2) Global and Local Operation and Circulation of Trance Mediums/Media
Trance practices play a major role, both on a local and a transnational scale, in the integration and disintegration of social relations, and are therefore politically significant. How are transnational movements shaped, and ritual practices transformed, by mediatization? In what ways do ritual experts act as agents of geographically dispersed people? How are media and mediating practices generated and transformed in migrant communities? How are they used for strategies of individual and collective (identity) regeneration? In what ways do religious and economic networks interpenetrate? How do New Media and trance cults shape conceptions of “alternative” (Appadurai) or “parallel” (Larkin) modernities for their adherents and opponents? How do they reshape, structure and question public spheres and shared concepts of a common good or a common worldview?

3) Restricted and Expanded Publics
European and non-European, religious and secular, past and present trance practices can be seperated into i) public practices (by mass media or in the streets) ii) intimate practices (for a restricted public) and iii) secret (and prohibited) practices. On a different scale, individually produced and circulated New Media create and shape the public sphere in the same way as state or commercial recordings of trance practices. Both can be disseminated via mass media and find a great number of recipients all over the world. These productions provide and organize an access, whether or not authorized, to the supernatural and to the cultural imagination, and are therefore of great political significance. Increasingly, their actors operate within a transnational "religious field" (Bourdieu).
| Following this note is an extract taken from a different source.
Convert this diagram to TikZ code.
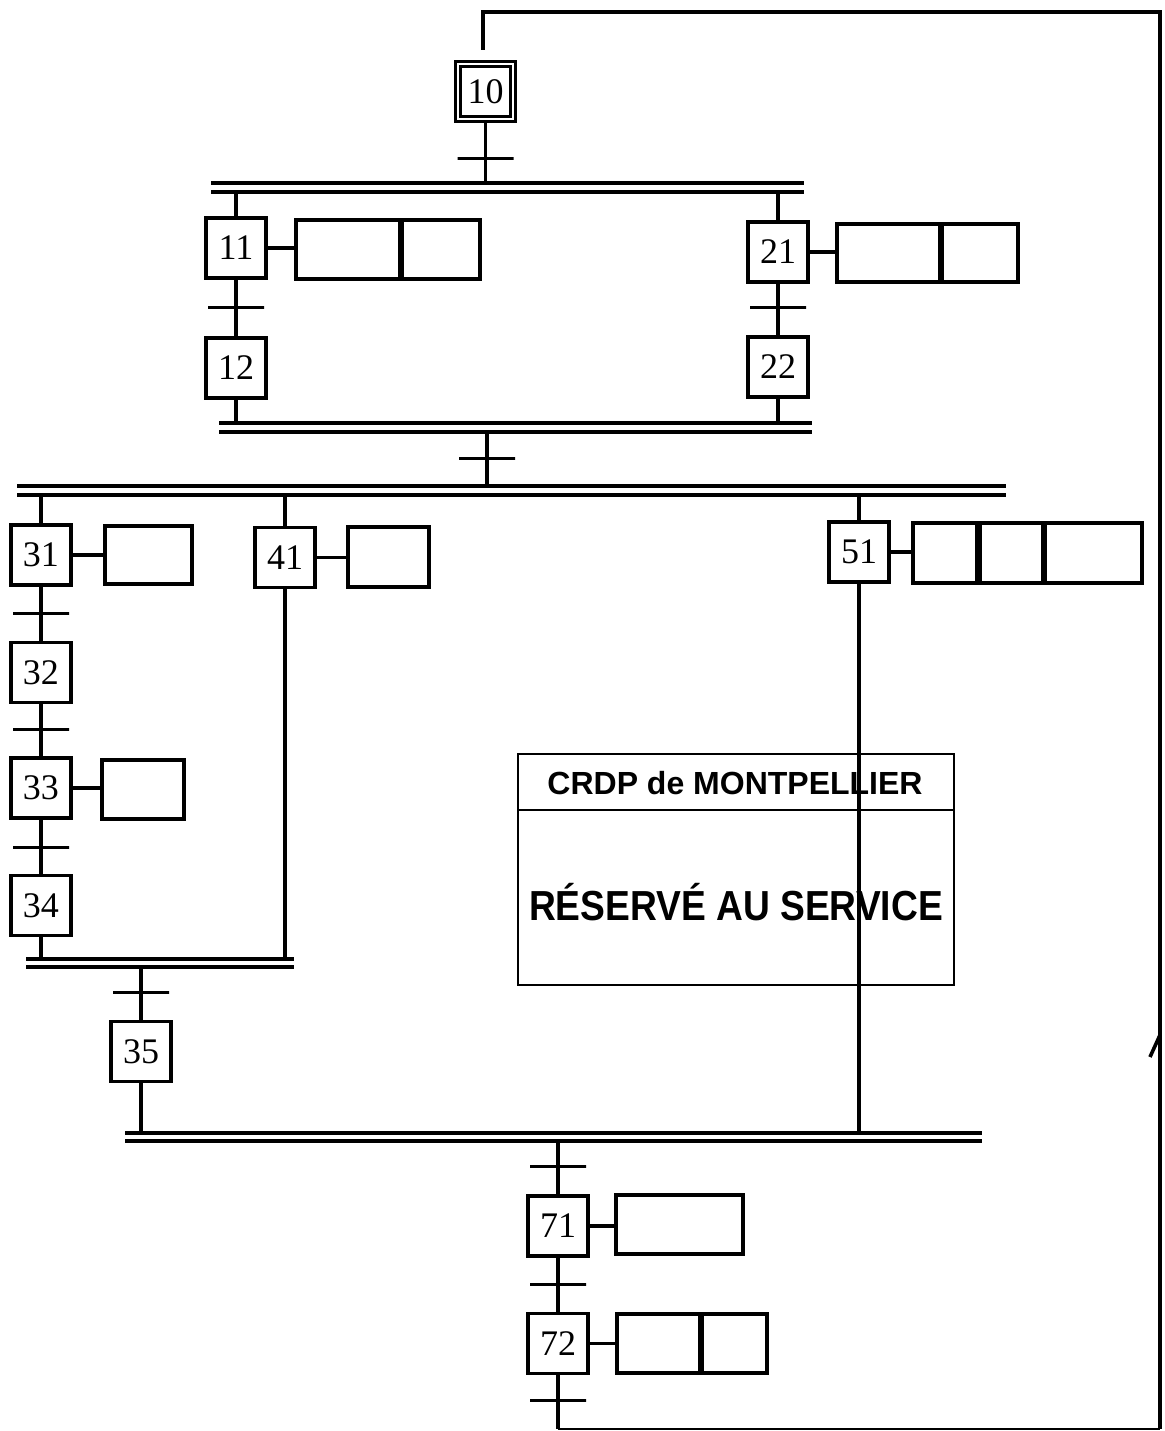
\documentclass[tikz,border=0pt]{standalone}
\usepackage{fontspec}
\setmainfont{Liberation Serif}
\newfontfamily\stampfont{Liberation Sans}
\begin{document}
\begin{tikzpicture}[x=0.5pt,y=-0.5pt,
  ln/.style={line width=1.6pt},
  stp/.style={draw, line width=1.6pt, minimum width=30pt, minimum height=30pt, inner sep=0pt, font=\fontsize{18}{19}\selectfont},
  initstp/.style={draw, double, double distance=1.4pt, line width=1.4pt, minimum width=27.5pt, minimum height=27.5pt, inner sep=0pt, font=\fontsize{18}{19}\selectfont},
  act/.style={draw, line width=1.6pt, inner sep=0pt, minimum height=29.5pt},
  trn/.style={draw, line width=1.5pt, inner sep=0pt, minimum height=0pt, minimum width=28pt},
  bar/.style={line width=1.6pt},
  sep/.style={line width=2.4pt}]
\useasboundingbox (0,0) rectangle (1164,1431);

% stamp
\node[draw, line width=1.3pt, minimum width=218pt, minimum height=115.5pt, inner sep=0pt] (stamp) at (736,869.5) {};
\coordinate (divL) at (518,810);
\coordinate (divR) at (954,810);
\draw[line width=1.3pt] (divL) -- (divR);
\node[font=\stampfont\bfseries\fontsize{16}{18}\selectfont] (crdp) at (735,783) {CRDP de MONTPELLIER};
\node[font=\stampfont\bfseries\fontsize{21}{24}\selectfont] (resv) at (736,902) {\scalebox{0.885}[1]{RÉSERVÉ AU SERVICE}};

% bars
\coordinate (b1tl) at (211,183); \coordinate (b1tr) at (804,183);
\coordinate (b1bl) at (211,192); \coordinate (b1br) at (804,192);
\coordinate (b2tl) at (219,423); \coordinate (b2tr) at (812,423);
\coordinate (b2bl) at (219,432); \coordinate (b2br) at (812,432);
\coordinate (b3tl) at (17,486); \coordinate (b3tr) at (1006,486);
\coordinate (b3bl) at (17,495); \coordinate (b3br) at (1006,495);
\coordinate (b4tl) at (26,959); \coordinate (b4tr) at (294,959);
\coordinate (b4bl) at (26,967); \coordinate (b4br) at (294,967);
\coordinate (b5tl) at (125,1133); \coordinate (b5tr) at (982,1133);
\coordinate (b5bl) at (125,1141); \coordinate (b5br) at (982,1141);
\foreach \b in {1,...,5}{
  \draw[bar] (b\b tl) -- (b\b tr);
  \draw[bar] (b\b bl) -- (b\b br);
}

% steps
\node[initstp] (s10) at (485.5,91.5) {10};
\node[stp] (s11) at (236,248) {11};
\node[stp] (s12) at (236,368) {12};
\node[stp] (s21) at (778,252) {21};
\node[stp] (s22) at (778,367) {22};
\node[stp] (s31) at (41,555) {31};
\node[stp] (s32) at (41,672.5) {32};
\node[stp] (s33) at (41,788) {33};
\node[stp] (s34) at (41,905.5) {34};
\node[stp] (s41) at (285,557.5) {41};
\node[stp] (s35) at (141,1051.5) {35};
\node[stp] (s51) at (859,552) {51};
\node[stp] (s71) at (558,1226) {71};
\node[stp] (s72) at (558,1343.5) {72};

% transitions
\node[trn] (t10) at (485.5,158) {};
\node[trn] (t11) at (236,307) {};
\node[trn] (t21) at (778,307) {};
\node[trn] (t2) at (487,458) {};
\node[trn] (t31) at (41,613) {};
\node[trn] (t32) at (41,729) {};
\node[trn] (t33) at (41,847) {};
\node[trn] (t4) at (141,992) {};
\node[trn] (t5) at (558,1166) {};
\node[trn] (t71) at (558,1284) {};
\node[trn] (t72) at (558,1400) {};

% actions
\node[act, minimum width=52pt] (a11a) at (348,249.5) {};
\node[act, minimum width=40pt] (a11b) at (440,249.5) {};
\node[act, minimum width=51.5pt, minimum height=29pt] (a21a) at (888.5,253) {};
\node[act, minimum width=39pt, minimum height=29pt] (a21b) at (979,253) {};
\node[act, minimum width=43.5pt, minimum height=29pt] (a31) at (148.5,555) {};
\node[act, minimum width=40.5pt, minimum height=30pt] (a41) at (388.5,557) {};
\node[act, minimum width=41pt] (a33) at (143,789.5) {};
\node[act, minimum width=32pt, minimum height=30pt] (a51a) at (945,553) {};
\node[act, minimum width=31.5pt, minimum height=30pt] (a51b) at (1011.5,553) {};
\node[act, minimum width=49.5pt, minimum height=30pt] (a51c) at (1092.5,553) {};
\node[act, minimum width=63.5pt] (a71) at (679.5,1224.5) {};
\node[act, minimum width=41.5pt] (a72a) at (658.5,1343.5) {};
\node[act, minimum width=33.5pt] (a72b) at (733.5,1343.5) {};
% thicker shared edges
\foreach \a in {a11a, a21a, a51b, a72a}
  \draw[sep] (\a.north east) -- (\a.south east);

% action links
\foreach \s/\a in {s11/a11a, s21/a21a, s31/a31, s41/a41, s33/a33, s51/a51a, s71/a71, s72/a72a}
  \draw[ln] (\s.east) -- (\s.east -| \a.west);

% connectors
\draw[ln] (s10.south) -- (t10.center) -- (s10.south |- b1tl);
\draw[ln] (s11.north |- b1bl) -- (s11.north);
\draw[ln] (s21.north |- b1bl) -- (s21.north);
\draw[ln] (s11.south) -- (t11.center) -- (s12.north);
\draw[ln] (s21.south) -- (t21.center) -- (s22.north);
\draw[ln] (s12.south) -- (s12.south |- b2tl);
\draw[ln] (s22.south) -- (s22.south |- b2tl);
\draw[ln] (t2.center |- b2bl) -- (t2.center) -- (t2.center |- b3tl);
\draw[ln] (s31.north |- b3bl) -- (s31.north);
\draw[ln] (s41.north |- b3bl) -- (s41.north);
\draw[ln] (s51.north |- b3bl) -- (s51.north);
\draw[ln] (s31.south) -- (t31.center) -- (s32.north);
\draw[ln] (s32.south) -- (t32.center) -- (s33.north);
\draw[ln] (s33.south) -- (t33.center) -- (s34.north);
\draw[ln] (s34.south) -- (s34.south |- b4tl);
\draw[ln] (s41.south) -- (s41.south |- b4tl);
\draw[ln] (t4.center |- b4bl) -- (t4.center) -- (s35.north);
\draw[ln] (s35.south) -- (s35.south |- b5tl);
\draw[ln] (s51.south) -- (s51.south |- b5tl);
\draw[ln] (t5.center |- b5bl) -- (t5.center) -- (s71.north);
\draw[ln] (s71.south) -- (t71.center) -- (s72.north);

% return loop
\coordinate (rb) at (558,1429);
\coordinate (rbr) at (1160,1429);
\coordinate (rtr) at (1160,12);
\coordinate (rtl) at (483,12);
\coordinate (rend) at (483,50);
\draw[ln] (s72.south) -- (t72.center) -- (rb);
\draw[line width=1pt] (rb) -- (rbr);
\draw[line width=1.8pt] (rbr) -- (rtr) -- (rtl) -- (rend);
\coordinate (barbA) at (1150,1057);
\coordinate (barbB) at (1160,1035);
\draw[line width=1.8pt] (barbA) -- (barbB);
\end{tikzpicture}
\end{document}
At the same time the transitions between bodily experiences, individual life-worlds, local communities and transnationally discussed conceptions of a "common good" and "legitimate religious praxis" are polyphonic, and characterized by ruptures. How can we describe the mutual translations between (i) public and (ii) intimate practices of
trance and their respective forms of mediation? How do (iii) secret trance practices and their adherents relate to public debates and contribute to or question common conceptions of a legitimate good? What kinds of claims are made in favor of or against Trance Mediums in transnational publics? What stake do New Media have in these processes?

4) Ciné-trance: Spirits, Media/Mediums, and their Ethnographers
Ciné-trance was already used as a methodological principle by Jean Rouch in order to restrict his submission to the otherness of trance while he filmed. But even Trance Mediums oscillate between the experience and the controlled utilization of a ritual "unio mystica". The documentation and visualization of trance experiences and occult powers, both by ethnographers and by the practitioners themselves, not only enables the reflection and control of these states, but at the same time produce New Media, mediums and actors of possession. This mutual pervasion raises methodological questions and calls for a closer look at these techniques and the ways they deal with the forces of a contradictory world. What impact does digital reproduction and dissemination have on ritual techniques of ecstasies? Which experiences can be translated onto local, national and global stages? Do these processes bring about standardization, or do they produce new and deviant forms of religious sensations? What new kinds of media-enhanced control and inducement of trance states can be observed in the age of digital TV, internet and countless video recordings by both practitioners and laymen?